Problem requirements
Print the listing from its top line through the line containing "32, 32.5, 33, 33.5, 34, 34.5, 35, 35.5, 36]", nothing more, and leave out the pictures.
--- begin Source excerpt ---
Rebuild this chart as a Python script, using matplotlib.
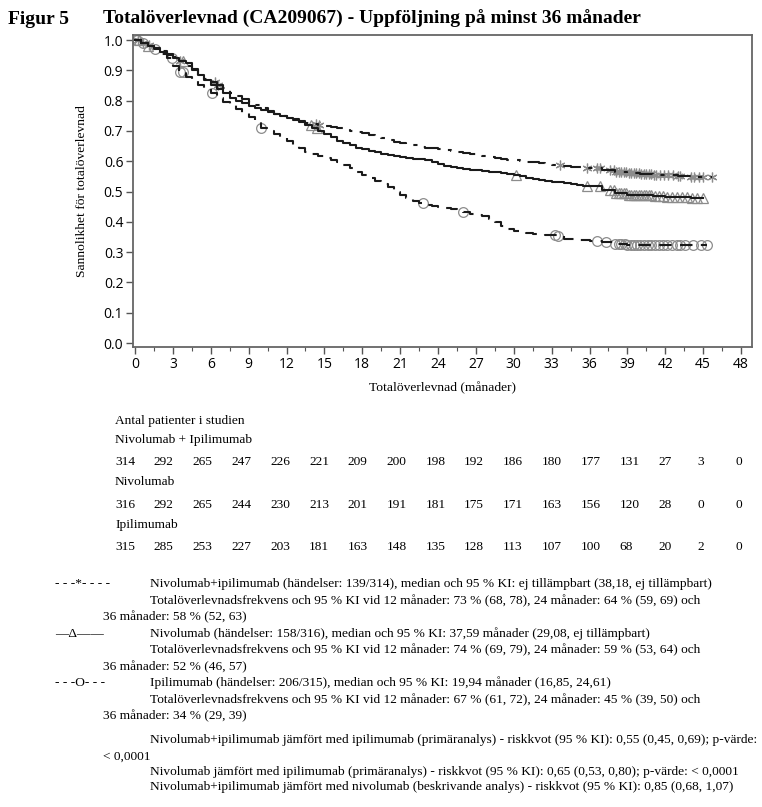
import numpy as np
import matplotlib
matplotlib.use("Agg")
import matplotlib.pyplot as plt

W, H = 762, 807
SERIF = ["Liberation Serif", "DejaVu Serif"]

# Gemensamma avläsningstider (månader) för de tidiga delarna av kurvorna
grid_t = [0, 0.5, 1, 1.5, 2, 2.5, 3, 3.5, 4, 4.5, 5, 5.5, 6, 6.5, 7, 7.5, 8, 8.5, 9, 9.5, 10, 10.5, 11, 11.5,
          12, 12.5, 13, 13.5, 14, 14.5, 15, 15.5, 16, 16.5, 17, 17.5, 18, 18.5, 19, 19.5, 20, 20.5, 21, 21.5,
          22, 22.5, 23, 23.5, 24, 24.5, 25, 25.5, 26, 26.5, 27, 27.5, 28, 28.5, 29, 29.5, 30, 30.5, 31, 31.5,
          32, 32.5, 33, 33.5, 34, 34.5, 35, 35.5, 36]

# Nivolumab + ipilimumab
combo_t = grid_t + [37, 38, 39, 40, 41, 42, 43, 44, 45.7]
combo_s = [1.0, 0.99, 0.985, 0.975, 0.965, 0.955, 0.945, 0.93, 0.915, 0.9, 0.885, 0.87, 0.86, 0.85, 0.84, 0.825,
           0.815, 0.805, 0.795, 0.785, 0.775, 0.765, 0.757, 0.75, 0.742, 0.737, 0.732, 0.727, 0.724, 0.72, 0.717,
           0.713, 0.709, 0.705, 0.70, 0.697, 0.693, 0.688, 0.683, 0.677, 0.671, 0.665, 0.66, 0.657, 0.653, 0.648,
           0.644, 0.642, 0.64, 0.637, 0.634, 0.631, 0.628, 0.624, 0.62, 0.617, 0.614, 0.611, 0.608, 0.605, 0.603,
           0.60, 0.598, 0.596, 0.594, 0.591, 0.588, 0.586, 0.584, 0.582, 0.58, 0.579, 0.577,
           0.57, 0.565, 0.56, 0.557, 0.555, 0.553, 0.55, 0.548, 0.548]
combo_cens = [0.2, 0.6, 1.1, 3.6, 6.3, 6.6, 14.3, 14.6, 33.7, 35.8, 36.6, 36.8, 37.6, 37.9, 38.1, 38.3, 38.5, 38.7,
              38.9, 39.1, 39.3, 39.5, 39.7, 39.9, 40.1, 40.3, 40.5, 40.7, 40.9, 41.1, 41.3, 41.6, 41.9, 42.2, 42.6,
              43.0, 43.2, 44.0, 44.3, 44.7, 45.0, 45.7]

# Nivolumab
nivo_t = grid_t + [37, 38, 39, 40, 41, 42, 43, 44, 45.0]
nivo_s = [1.0, 0.99, 0.98, 0.972, 0.962, 0.95, 0.94, 0.93, 0.923, 0.905, 0.885, 0.868, 0.852, 0.838, 0.824, 0.81,
          0.80, 0.792, 0.783, 0.775, 0.768, 0.762, 0.756, 0.75, 0.744, 0.738, 0.73, 0.72, 0.71, 0.70, 0.69, 0.68,
          0.668, 0.66, 0.652, 0.645, 0.64, 0.635, 0.63, 0.625, 0.62, 0.617, 0.614, 0.611, 0.608, 0.606, 0.604,
          0.598, 0.59, 0.585, 0.58, 0.577, 0.575, 0.572, 0.57, 0.568, 0.566, 0.563, 0.56, 0.557, 0.555, 0.55,
          0.545, 0.54, 0.537, 0.535, 0.532, 0.53, 0.527, 0.524, 0.521, 0.519, 0.517,
          0.505, 0.495, 0.49, 0.488, 0.485, 0.483, 0.482, 0.48, 0.48]
nivo_cens = [0.3, 1.0, 3.8, 13.9, 14.4, 30.2, 35.8, 36.8, 37.6, 37.9, 38.1, 38.3, 38.5, 38.7, 38.9, 39.1, 39.3,
             39.5, 39.7, 39.9, 40.1, 40.3, 40.5, 40.7, 40.9, 41.2, 41.5, 41.8, 42.1, 42.5, 42.9, 43.3, 43.7, 44.1,
             44.5, 45.0]

# Ipilimumab
ipi_t = grid_t + [37, 38, 39, 45.3]
ipi_s = [1.0, 0.99, 0.98, 0.97, 0.955, 0.94, 0.915, 0.895, 0.878, 0.865, 0.852, 0.838, 0.825, 0.81, 0.797, 0.785,
         0.773, 0.76, 0.745, 0.728, 0.71, 0.70, 0.69, 0.678, 0.666, 0.652, 0.642, 0.632, 0.624, 0.617, 0.61, 0.603,
         0.596, 0.586, 0.576, 0.566, 0.556, 0.546, 0.536, 0.525, 0.514, 0.50, 0.49, 0.48, 0.47, 0.462, 0.455,
         0.452, 0.45, 0.447, 0.444, 0.438, 0.432, 0.427, 0.422, 0.418, 0.41, 0.398, 0.385, 0.377, 0.37, 0.366,
         0.363, 0.36, 0.359, 0.358, 0.357, 0.352, 0.345, 0.342, 0.34, 0.34, 0.338,
         0.335, 0.328, 0.325, 0.325]
ipi_cens = [0.15, 0.6, 1.6, 2.9, 3.6, 3.8, 6.1, 10.0, 22.8, 26.0, 33.3, 33.5, 36.6, 37.3, 38.0, 38.3, 38.5, 38.8,
            39.0, 39.3, 39.5, 39.8, 40.0, 40.3, 40.6, 40.9, 41.2, 41.5, 41.8, 42.1, 42.5, 42.9, 43.2, 43.6, 44.2,
            44.8, 45.3]

x_ticks = list(range(0, 49, 3))
y_ticks = [0.0, 0.1, 0.2, 0.3, 0.4, 0.5, 0.6, 0.7, 0.8, 0.9, 1.0]

risk_groups = ["Nivolumab + Ipilimumab", "Nivolumab", "Ipilimumab"]
risk_combo = [314, 292, 265, 247, 226, 221, 209, 200, 198, 192, 186, 180, 177, 131, 27, 3, 0]
risk_nivo = [316, 292, 265, 244, 230, 213, 201, 191, 181, 175, 171, 163, 156, 120, 28, 0, 0]
risk_ipi = [315, 285, 253, 227, 203, 181, 163, 148, 135, 128, 113, 107, 100, 68, 20, 2, 0]

fig = plt.figure(figsize=(W / 100, H / 100), dpi=100)
ax = fig.add_axes([133 / W, 1 - 347 / H, 619 / W, 312 / H])


def step_value(t, s, x):
    i = np.searchsorted(t, x, side="right") - 1
    return np.asarray(s)[i]


series = [
    (combo_t, combo_s, combo_cens, (0, (9, 4, 2, 4)), (6, 2, 0)),
    (nivo_t, nivo_s, nivo_cens, "-", "^"),
    (ipi_t, ipi_s, ipi_cens, (0, (6, 4)), "o"),
]
for t, s, cens, ls, mk in series:
    ax.plot(t, s, drawstyle="steps-post", color="#1a1a1a", lw=1.5, linestyle=ls, zorder=3)
    ax.plot(cens, step_value(t, s, cens), linestyle="none", marker=mk, markersize=7,
            markerfacecolor="none", markeredgecolor="#8c8c8c", markeredgewidth=0.9, zorder=2)

ax.set_xlim(-0.16, 48.87)
ax.set_ylim(-0.013, 1.0165)
ax.set_xticks(x_ticks)
ax.set_xticks(np.arange(1.5, 48, 3), minor=True)
ax.set_yticks(y_ticks)
ax.set_yticklabels([f"{v:.1f}" for v in y_ticks])
ax.tick_params(which="major", length=5, width=1, color="#555555", labelsize=10, pad=2)
ax.tick_params(which="minor", length=3, width=0.8, color="#555555")
for lab in ax.get_xticklabels() + ax.get_yticklabels():
    lab.set_family(["Open Sans", "DejaVu Sans"])
for sp in ax.spines.values():
    sp.set_color("#666666")
    sp.set_linewidth(1.3)

ax.set_xlabel("Totalöverlevnad (månader)", family=SERIF, fontsize=9.7, labelpad=7)
ax.set_ylabel("Sannolikhet för totalöverlevnad", family=SERIF, fontsize=9.7, labelpad=11)


def put(x, y, s, **kw):
    kw.setdefault("family", SERIF)
    kw.setdefault("fontsize", 9.6)
    fig.text(x / W, 1 - y / H, s, va="center", **kw)


put(8, 19, "Figur 5", fontsize=14, weight="bold")
put(103, 19, "Totalöverlevnad (CA209067) - Uppföljning på minst 36 månader", fontsize=14, weight="bold")

put(115, 421, "Antal patienter i studien")
rows = [(440, 462, risk_combo), (482, 505, risk_nivo), (525, 547, risk_ipi)]
for name, (yn, yv, vals) in zip(risk_groups, rows):
    put(115, yn, name)
    for i, v in enumerate(vals):
        put(115 + i * 38.8, yv, str(v))

put(55, 584, "- - -*- - - -")
put(150, 584, "Nivolumab+ipilimumab (händelser: 139/314), median och 95 % KI: ej tillämpbart (38,18, ej tillämpbart)")
put(150, 601, "Totalöverlevnadsfrekvens och 95 % KI vid 12 månader: 73 % (68, 78), 24 månader: 64 % (59, 69) och")
put(103, 617, "36 månader: 58 % (52, 63)")
put(55, 634, "—Δ——")
put(150, 634, "Nivolumab (händelser: 158/316), median och 95 % KI: 37,59 månader (29,08, ej tillämpbart)")
put(150, 650, "Totalöverlevnadsfrekvens och 95 % KI vid 12 månader: 74 % (69, 79), 24 månader: 59 % (53, 64) och")
put(103, 667, "36 månader: 52 % (46, 57)")
put(55, 683, "- - -O- - -")
put(150, 683, "Ipilimumab (händelser: 206/315), median och 95 % KI: 19,94 månader (16,85, 24,61)")
put(150, 700, "Totalöverlevnadsfrekvens och 95 % KI vid 12 månader: 67 % (61, 72), 24 månader: 45 % (39, 50) och")
put(103, 716, "36 månader: 34 % (29, 39)")
put(150, 740, "Nivolumab+ipilimumab jämfört med ipilimumab (primäranalys) - riskkvot (95 % KI): 0,55 (0,45, 0,69); p-värde:")
put(103, 757, "< 0,0001")
put(150, 772, "Nivolumab jämfört med ipilimumab (primäranalys) - riskkvot (95 % KI): 0,65 (0,53, 0,80); p-värde: < 0,0001")
put(150, 787, "Nivolumab+ipilimumab jämfört med nivolumab (beskrivande analys) - riskkvot (95 % KI): 0,85 (0,68, 1,07)")

fig.savefig("out.png", dpi=100)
--- end Source excerpt ---
Answer for this exercise
Rebuild this chart as a Python script, using matplotlib.
import numpy as np
import matplotlib
matplotlib.use("Agg")
import matplotlib.pyplot as plt

W, H = 762, 807
SERIF = ["Liberation Serif", "DejaVu Serif"]

# Gemensamma avläsningstider (månader) för de tidiga delarna av kurvorna
grid_t = [0, 0.5, 1, 1.5, 2, 2.5, 3, 3.5, 4, 4.5, 5, 5.5, 6, 6.5, 7, 7.5, 8, 8.5, 9, 9.5, 10, 10.5, 11, 11.5,
          12, 12.5, 13, 13.5, 14, 14.5, 15, 15.5, 16, 16.5, 17, 17.5, 18, 18.5, 19, 19.5, 20, 20.5, 21, 21.5,
          22, 22.5, 23, 23.5, 24, 24.5, 25, 25.5, 26, 26.5, 27, 27.5, 28, 28.5, 29, 29.5, 30, 30.5, 31, 31.5,
          32, 32.5, 33, 33.5, 34, 34.5, 35, 35.5, 36]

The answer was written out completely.